Over the past 6 years, I've had the pleasure of supplying computer interfaces for ’Monotype‘
installations at a number of type founders across the U.S. and Europe. Overall, the system works well, and its users are producing sophisticated work that they probably wouldn't have been able to otherwise. However, there is one aspect of the computer interface that's been a consistent problem and concern for me, and that is the cycle sensor.
In order for the computer interface to work properly, it needs to know when the casting machine is ready for a signal. As originally designed, the computer control system for ’Monotype‘ composition casters used a reed switch to detect the machine's cycle position. A reed switch closes, or turns "on", when a magnet moves close. Similarly, the switch opens, or turns "off" when the magnet moves away. In keeping with my somewhat arbitrary rule of "no caster modifications", this reed switch is (quite literally) clamped on the caster's air tower, and activated by a magnet attached to the rod that activates the air bar clamp. When the caster is in good operating condition, and none of the fancy attachments are being used, this system works fairly well.

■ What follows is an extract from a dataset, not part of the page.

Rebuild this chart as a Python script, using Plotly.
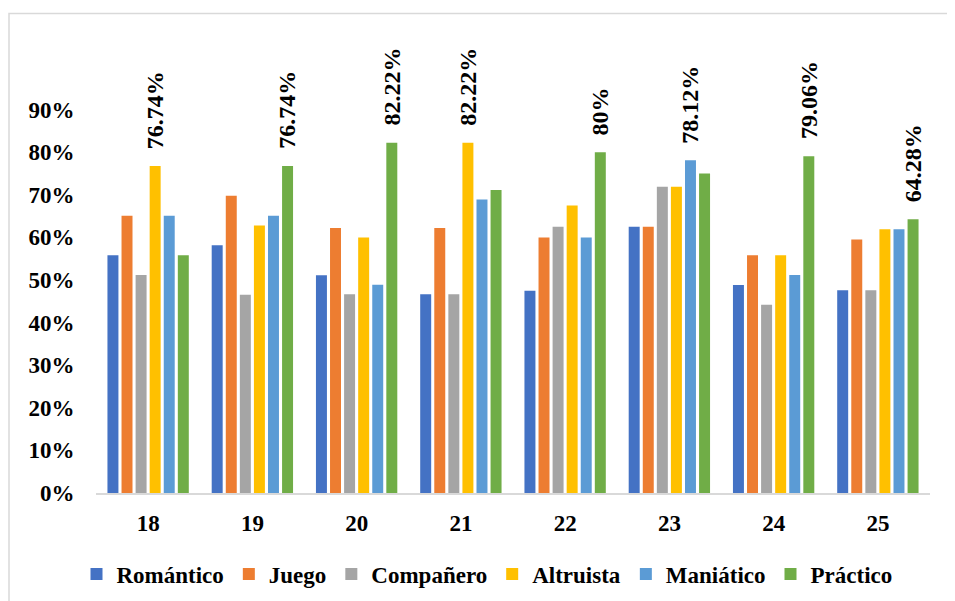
import plotly.graph_objects as go

categories = ["18", "19", "20", "21", "22", "23", "24", "25"]
series_names = ["Romántico", "Juego", "Compañero", "Altruista", "Maniático", "Práctico"]
romantico = [55.81, 58.13, 51.11, 46.66, 47.5, 62.5, 48.83, 47.61]
juego = [65.11, 69.76, 62.22, 62.22, 60.0, 62.5, 55.81, 59.52]
companero = [51.16, 46.51, 46.66, 46.66, 62.5, 71.87, 44.18, 47.61]
altruista = [76.74, 62.79, 60.0, 82.22, 67.5, 71.87, 55.81, 61.9]
maniatico = [65.11, 65.11, 48.88, 68.88, 60.0, 78.12, 51.16, 61.9]
practico = [55.81, 76.74, 82.22, 71.11, 80.0, 75.0, 79.06, 64.28]
colors = ["#4472C4", "#ED7D31", "#A5A5A5", "#FFC000", "#5B9BD5", "#70AD47"]
ytick_vals = [0, 10, 20, 30, 40, 50, 60, 70, 80, 90]
ytick_text = ["0%", "10%", "20%", "30%", "40%", "50%", "60%", "70%", "80%", "90%"]

all_series = [romantico, juego, companero, altruista, maniatico, practico]

# the page body has an 8px margin, so the figure is offset by 8px
OFF = 8
W, H = 955 - OFF, 601 - OFF
ML, MR, MT, MB = 96 - OFF, 25, 67 - OFF, 108
BARGAP, GROUPGAP = 0.19, 0.22
FONT = "Liberation Serif"

fig = go.Figure()
for name, vals, col in zip(series_names, all_series, colors):
    fig.add_trace(go.Bar(x=categories, y=vals, name=name, marker_color=col,
                         marker_line_width=0, hoverinfo="skip"))

# labels on the maximum bar in each group
n = len(series_names)
slot = (1 - BARGAP) / n
annotations = []
for ci, cat in enumerate(categories):
    vals = [s[ci] for s in all_series]
    mi = max(range(n), key=lambda k: vals[k])
    xpos = ci - (1 - BARGAP) / 2 + slot * (mi + 0.5)
    annotations.append(dict(x=xpos, y=vals[mi], xref="x", yref="y",
                            text=f"<b>{vals[mi]:g}%</b>", textangle=-90, showarrow=False,
                            yanchor="bottom", xanchor="center", yshift=15,
                            font=dict(family=FONT, size=24, color="black")))

pw = W - ML - MR
ph = H - MT - MB
def px_x(p):  # screen pixel -> paper x
    return (p - OFF - ML) / pw
def px_y(p):  # screen pixel -> paper y
    return (H - MB - (p - OFF)) / ph

fig.update_layout(
    width=W, height=H,
    margin=dict(l=ML, r=MR, t=MT, b=MB, pad=0, autoexpand=False),
    paper_bgcolor="white", plot_bgcolor="white",
    barmode="group", bargap=BARGAP, bargroupgap=GROUPGAP,
    font=dict(family=FONT, size=23, color="black"),
    xaxis=dict(showgrid=False, showline=True, linecolor="#D9D9D9", linewidth=1.5,
               ticks="outside", ticklen=9, tickcolor="rgba(0,0,0,0)",
               tickfont=dict(family=FONT, size=23, color="black", weight="bold"),
               zeroline=False),
    yaxis=dict(range=[0, 100], showgrid=False, showline=False, zeroline=False,
               tickvals=ytick_vals, ticktext=ytick_text,
               ticks="outside", ticklen=16, tickcolor="rgba(0,0,0,0)",
               tickfont=dict(family=FONT, size=23, color="black", weight="bold")),
    legend=dict(orientation="h", x=px_x(487), xanchor="center", y=px_y(574), yanchor="middle",
                font=dict(family=FONT, size=23, color="black", weight="bold"),
                itemwidth=30, traceorder="normal"),
    annotations=annotations,
    shapes=[dict(type="rect", xref="paper", yref="paper",
                 x0=px_x(9), x1=px_x(970), y0=px_y(620), y1=px_y(13.5),
                 line=dict(color="#D9D9D9", width=1.5), fillcolor="rgba(0,0,0,0)",
                 layer="below")],
)

fig.write_html("out.html")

Students of ’Monotype‘ equipment know that the engineers at Lanston Monotype were incredibly precise, and they left very little room for error when they designed the equipment that we're now effectively hacking. As a result, the extra length of air line that the computer interface introduces to the system is just enough that the machine isn't always able to respond to the air signals in time to act on them. The result is that signals are occasionally missed. This is especially true of machines with 15x17 mat cases or unit shift: the extra valve boxes that allow codes to do double duty cause delays that push things over the edge.
The first attempt to improve the situation involved a modest change. The sensor was repositioned to the cam lever that operates the air bar clamp. This gave a little more wiggle room, because the cam lever operates over a fairly wide arc, allowing the reed switch to operate a little sooner. Ultimately, though, the whole approach was hindered by the fact that the cam only produces an air pulse timed to the use of a paper ribbon. We needed more flexibility in order for the system to work reliably in all situations.
The solution turns out to to be quite elegant: a transparent disc is attached to one of the machine's camshafts. The camshaft, and by extension the transparent disc, rotates once for each cycle of the machine. A section of the disc is made opaque, and an infrared sensor is placed over the outer edge of the disc. The infrared sensor then detects the opaque segment as it rotates past, causing the air valves to send air to the caster.
The optical sensor in place on a caster
There are 2 aspects of the air pulse that are of interest to us: the time the pulse begins, and its length. The exact moment that the air valves are turned on can be controlled by rotating the disc in relationship to the sensor. For example, moving the disc forward in the direction of rotation causes the opaque sector to arrive at the sensor a little earlier. Similarly, the length of the air pulse can be controlled by controlling the width of the disc's opaque sector. The transparent disc is made up of a set of overlapping discs, each with an opaque section. Sliding these overlapping discs relative to each other allows the width of the opaque section to be varied, causing the air pulse to be shorter or longer.
Now, with the new optical cycle sensor, we have complete control and simple control over the timing and duration of the air pulses to the casting machine. A few hardy souls, including Nick Gill
at Hand & Eye Letterpress
have been testing the new approach out, and the initial reports back are good. An added bonus is that unlike the previous reed switch, the new sensor has no moving parts to wear out, which should improve reliability.
The new Optical Cycle Sensor is available for retrofit on existing computer interfaces, and will ship standard on future interface installations.